Second, Obama, unlike some of the current Republican candidates for president, is serious about the freedom of religion. Obama said, "if we're serious about freedom of religion -- and I'm speaking now to my fellow Christians who remain the majority in this country -- we have to understand an attack on one faith is an attack on all our faiths. And when any religious group is targeted, we all have a responsibility to speak up."
And so we should. Many Christian Americans, like myself, are quick to champion the freedom of religion. Yet for many, this seems to only apply to the freedom to practice Christianity. Muslims do not seem to be afforded the same equal treatment when they are consistently viewed suspiciously of being violent. This isn't just the "average American" take, either. Consider these words that threaten Muslims, and thereby the freedom of religion in America.

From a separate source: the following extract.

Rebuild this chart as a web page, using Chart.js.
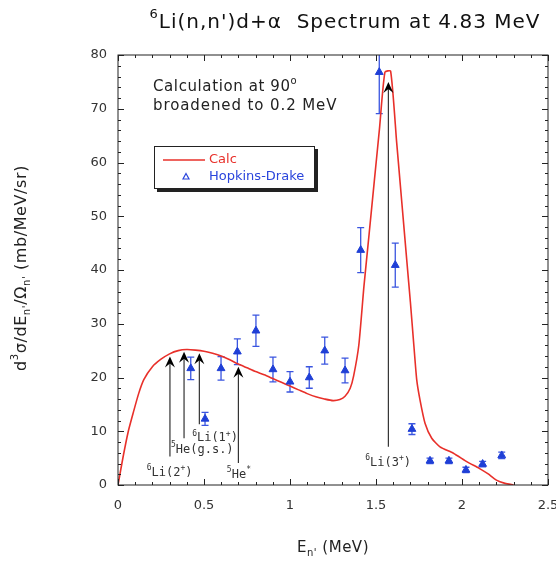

Donald Trump said in the third-person in December 2015, "Donald J. Trump is calling for a total and complete shutdown of Muslims entering the United States." While other GOP candidates have not been so forceful with their language, the skeptical view of Muslims is rarely directly challenged.
Support of Trump's statement, or that of any person who wants to stymie religious persons from citizenship or worship, should be viewed as an affront to religious freedom. Trump ostensibly has evangelical support throughout the country. If Christians genuinely care about the freedom of religion, they should champion the right of Muslims to freely worship throughout America. Any assault on the freedom for Muslims to worship according to their tradition is an assault on the freedom of religion itself.
Third, Obama stressed the unity amongst people of faith in America. In times when theological disagreements lead to harmful rhetoric, the right to religious freedom binds us together. The freedom of religion is a declaration of equality. No person, religious or irreligious, ought to be treated differently due to their beliefs. Religion has been mutated into dogma that separates communities. Instead, our core values ought to bind us together. It's afforded to all of us equally. That equality makes us family. As Obama concluded, "We are one American family. We will rise and fall together. It won't always be easy. There will be times where our worst impulses are given voice. But I believe that ultimately, our best voices will win out. And that gives me confidence and faith in the future."
For a man whose personal beliefs have been called into question countless times, we all have something to learn from President Obama's faith and unequivocal endorsement of the freedom of religion.